Poster Open Access

Measuring CO Isotopic Abundance Ratios in Solar Twin Stars

David Coria; Ian Crossfield; Joshua Lothringer

This research project seeks to: (1) test the feasibility of determining stellar ages from isotopic measurements; and (2) identify how unexplored stellar abundances correlate with galactic chemical evolution, formation, interior, age, metallicity, activity, and planetary properties for a wide range of host stars. Past isotopic searches have been hindered by limited sensitivity & resolution, strong telluric absorption, and the opacity due to millions of other molecular absorption lines that dominate the observed spectrum of cool stars. Now, however, isotopic abundance analysis is not only possible via high resolution spectroscopy but is also the next logical step for many cool stars. I am measuring the first multi-isotopic abundances in a sample of FGKM stars to identify possible discrepancies in planetary chemical evolution and accretion models. These isotopic abundance measurements may provide a new means of determining stellar ages and help identify the “missing link” between current Galactic Chemical Evolution models and inconsistent observations. Since most of spectral lines useful in isotopic analysis have low statistical significance and are barely discerned by eye when considered individually, I use a custom list of the strongest lines and create a single line profile for each isotopologue. We create a single, high- S/N line profile by taking the weighted mean, after continuum-normalizing, of each line to create a stacked absorption line.

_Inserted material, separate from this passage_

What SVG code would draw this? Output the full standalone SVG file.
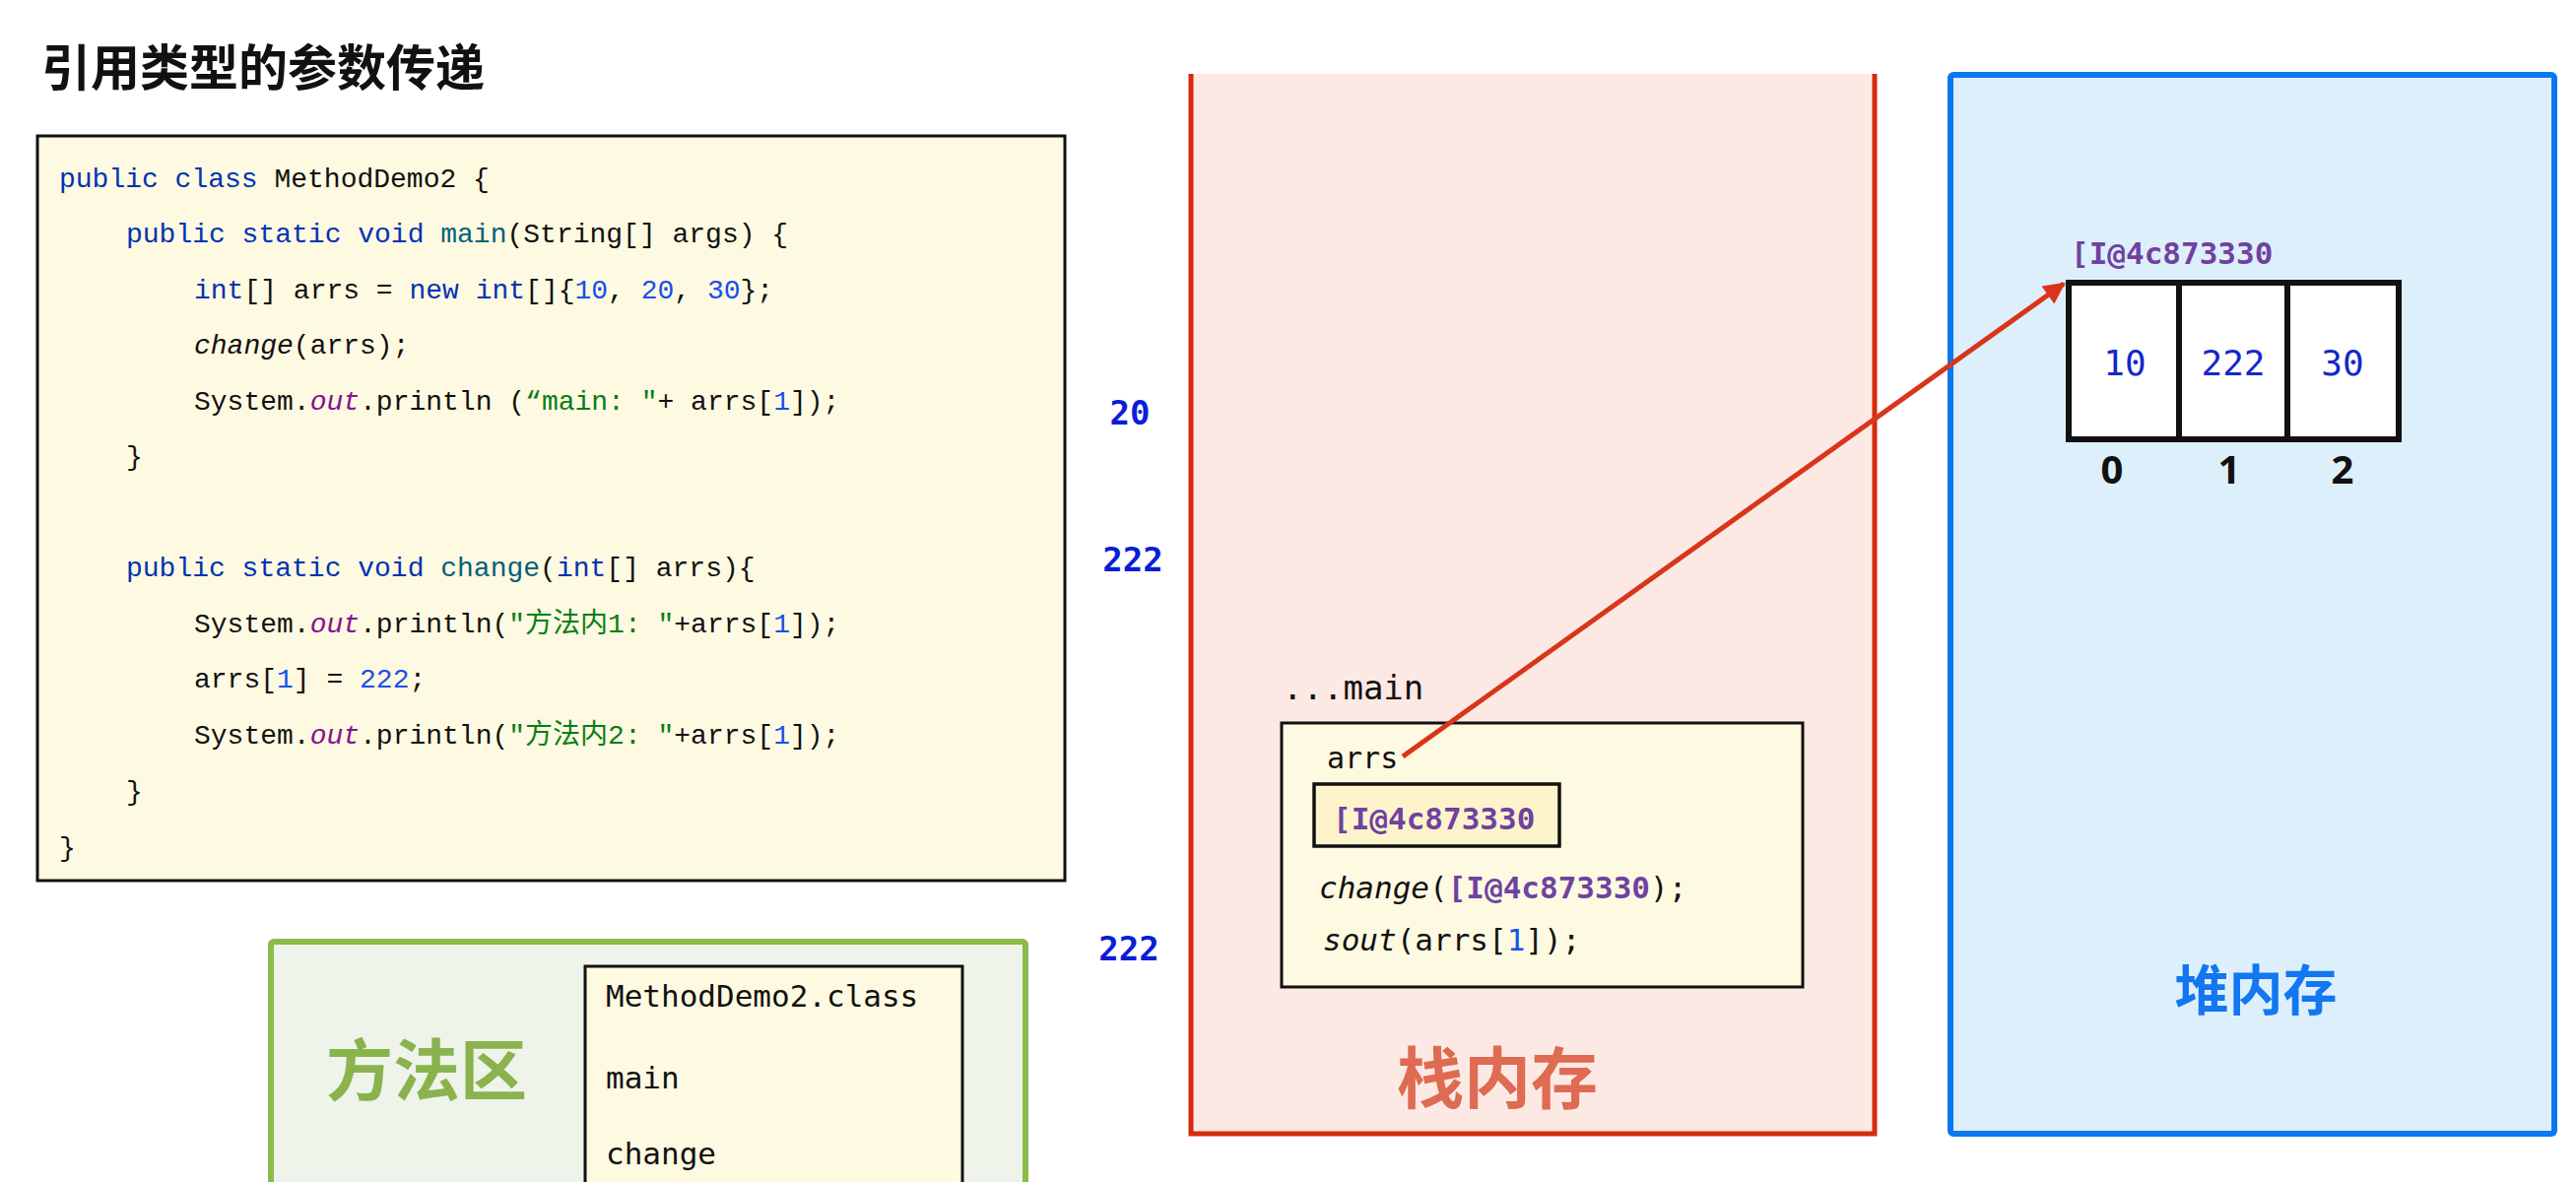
<svg xmlns="http://www.w3.org/2000/svg" width="2615" height="1200" viewBox="0 0 2615 1200">
<style>
.code{font-family:"Liberation Mono","Noto Sans CJK SC",monospace;font-size:28px;fill:#111}
.kw{fill:#0033B3}
.fn{fill:#00627A}
.num{fill:#1750EB}
.fld{fill:#871094;font-style:italic}
.str{fill:#067D17}
.it{font-style:italic}
.mono{font-family:"DejaVu Sans Mono","Liberation Mono",monospace;fill:#111}
.addr{fill:#6F42A0;font-weight:bold}
.val{font-family:"DejaVu Sans Mono","Liberation Mono",monospace;font-size:36px;fill:#1428C8;text-anchor:middle}
.idx{font-family:"Noto Sans",sans-serif;font-weight:bold;font-size:40px;fill:#111;text-anchor:middle}
.lbl{font-family:"DejaVu Sans Mono","Liberation Mono",monospace;font-weight:bold;font-size:34px;fill:#0A1ED6;text-anchor:middle}
.cjk{font-family:"Noto Sans CJK SC","Noto Sans",sans-serif;font-weight:bold;text-anchor:middle}
.box{stroke:#111;stroke-width:3}
</style>
<defs>
<marker id="ah" viewBox="0 0 10 10" refX="9" refY="5" markerWidth="28" markerHeight="22" markerUnits="userSpaceOnUse" orient="auto"><path d="M0,0 L10,5 L0,10 z" fill="#D8351A"/></marker>
</defs>
<rect width="2615" height="1200" fill="#ffffff"/>
<g id="title"><text x="42" y="87" font-family="Noto Sans CJK SC, sans-serif" font-weight="bold" font-size="50" fill="#111">引用类型的参数传递</text></g>
<g id="code">
<rect x="38" y="138" width="1043" height="756" fill="#FEF9E1" class="box"/>
<text class="code" x="60" y="190" xml:space="preserve"><tspan class="kw">public class</tspan> MethodDemo2 {</text>
<text class="code" x="128" y="246" xml:space="preserve"><tspan class="kw">public static void</tspan> <tspan class="fn">main</tspan>(String[] args) {</text>
<text class="code" x="197" y="303" xml:space="preserve"><tspan class="kw">int</tspan>[] arrs = <tspan class="kw">new int</tspan>[]{<tspan class="num">10</tspan>, <tspan class="num">20</tspan>, <tspan class="num">30</tspan>};</text>
<text class="code" x="197" y="359" xml:space="preserve"><tspan class="it">change</tspan>(arrs);</text>
<text class="code" x="197" y="416" xml:space="preserve">System.<tspan class="fld">out</tspan>.println (<tspan class="str">“main: "</tspan>+ arrs[<tspan class="num">1</tspan>]);</text>
<text class="code" x="128" y="472">}</text>
<text class="code" x="128" y="585" xml:space="preserve"><tspan class="kw">public static void</tspan> <tspan class="fn">change</tspan>(<tspan class="kw">int</tspan>[] arrs){</text>
<text class="code" x="197" y="642" xml:space="preserve">System.<tspan class="fld">out</tspan>.println(<tspan class="str">"方法内1: "</tspan>+arrs[<tspan class="num">1</tspan>]);</text>
<text class="code" x="197" y="698" xml:space="preserve">arrs[<tspan class="num">1</tspan>] = <tspan class="num">222</tspan>;</text>
<text class="code" x="197" y="755" xml:space="preserve">System.<tspan class="fld">out</tspan>.println(<tspan class="str">"方法内2: "</tspan>+arrs[<tspan class="num">1</tspan>]);</text>
<text class="code" x="128" y="812">}</text>
<text class="code" x="60" y="869">}</text>
</g>
<g id="method-area">
<rect x="275" y="956" width="766" height="300" fill="#EEF4E9" stroke="#8CBB4A" stroke-width="6" rx="3"/>
<text class="cjk" x="433" y="1112" font-size="68" fill="#8AB34E">方法区</text>
<rect x="594" y="981" width="383" height="260" fill="#FEF9E1" class="box"/>
<text class="mono" x="615" y="1022" font-size="31">MethodDemo2.class</text>
<text class="mono" x="615" y="1105" font-size="31">main</text>
<text class="mono" x="615" y="1182" font-size="31">change</text>
</g>
<g id="outputs">
<text class="lbl" x="1147" y="431">20</text>
<text class="lbl" x="1150" y="580">222</text>
<text class="lbl" x="1146" y="975">222</text>
</g>
<g id="stack">
<rect x="1209" y="75" width="694" height="1076" fill="#FDE9E4"/>
<path d="M1209,75 V1151 H1903 V75" fill="none" stroke="#D62B0C" stroke-width="5"/>
<text class="cjk" x="1520" y="1120" font-size="68" fill="#DE6B52">栈内存</text>
</g>
<g id="main-frame">
<text class="mono" x="1302" y="710" font-size="34">...main</text>
<rect x="1301" y="734" width="529" height="268" fill="#FEF9E1" class="box"/>
<text class="mono" x="1347" y="780" font-size="30">arrs</text>
<rect x="1334" y="796" width="249" height="63" fill="#FEF4CC" stroke="#111" stroke-width="3.5"/>
<text class="mono addr" x="1353" y="842" font-size="31">[I@4c873330</text>
<text class="mono" x="1339" y="912" font-size="31" xml:space="preserve"><tspan font-style="italic">change</tspan>(<tspan class="addr">[I@4c873330</tspan>);</text>
<text class="mono" x="1343" y="965" font-size="31" xml:space="preserve"><tspan font-style="italic">sout</tspan>(arrs[<tspan class="num">1</tspan>]);</text>
</g>
<g id="heap">
<rect x="1980" y="76" width="613" height="1075" fill="#DEEFFC" stroke="#0A78F0" stroke-width="6" rx="3"/>
<text class="cjk" x="2290" y="1025" font-size="55" fill="#1277F0">堆内存</text>
</g>
<g id="array">
<text class="mono addr" x="2102" y="268" font-size="31">[I@4c873330</text>
<rect x="2100" y="287" width="335" height="159" fill="#ffffff" stroke="#111" stroke-width="6"/>
<path d="M2212,287 V446 M2322,287 V446" stroke="#111" stroke-width="6"/>
<text class="val" x="2157" y="381">10</text>
<text class="val" x="2267" y="381">222</text>
<text class="val" x="2378" y="381">30</text>
<text class="idx" x="2144" y="491">0</text>
<text class="idx" x="2263" y="491">1</text>
<text class="idx" x="2378" y="491">2</text>
</g>
<g id="connectors">
<line x1="1424" y1="768" x2="2095" y2="288" stroke="#D8351A" stroke-width="5" marker-end="url(#ah)"/>
</g>
</svg>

I then create corresponding line profiles for synthetic stellar models corresponding to various enrichments of the targeted isotopologue and compare them to the observed spectra in order to determine final abundances. I will repeat this process for a sample of solar twins, stars in FGK(+M) binaries, stars in known moving groups, and (eventually) any exoplanet host stars that exhibit isotopic signatures.  This will supply provide host star parameters for the currently lacking database as well as the necessary foundations for corollary exoplanet characterization studies and ultimately contribute to the exploration of galactic, stellar, and planetary origins and evolution.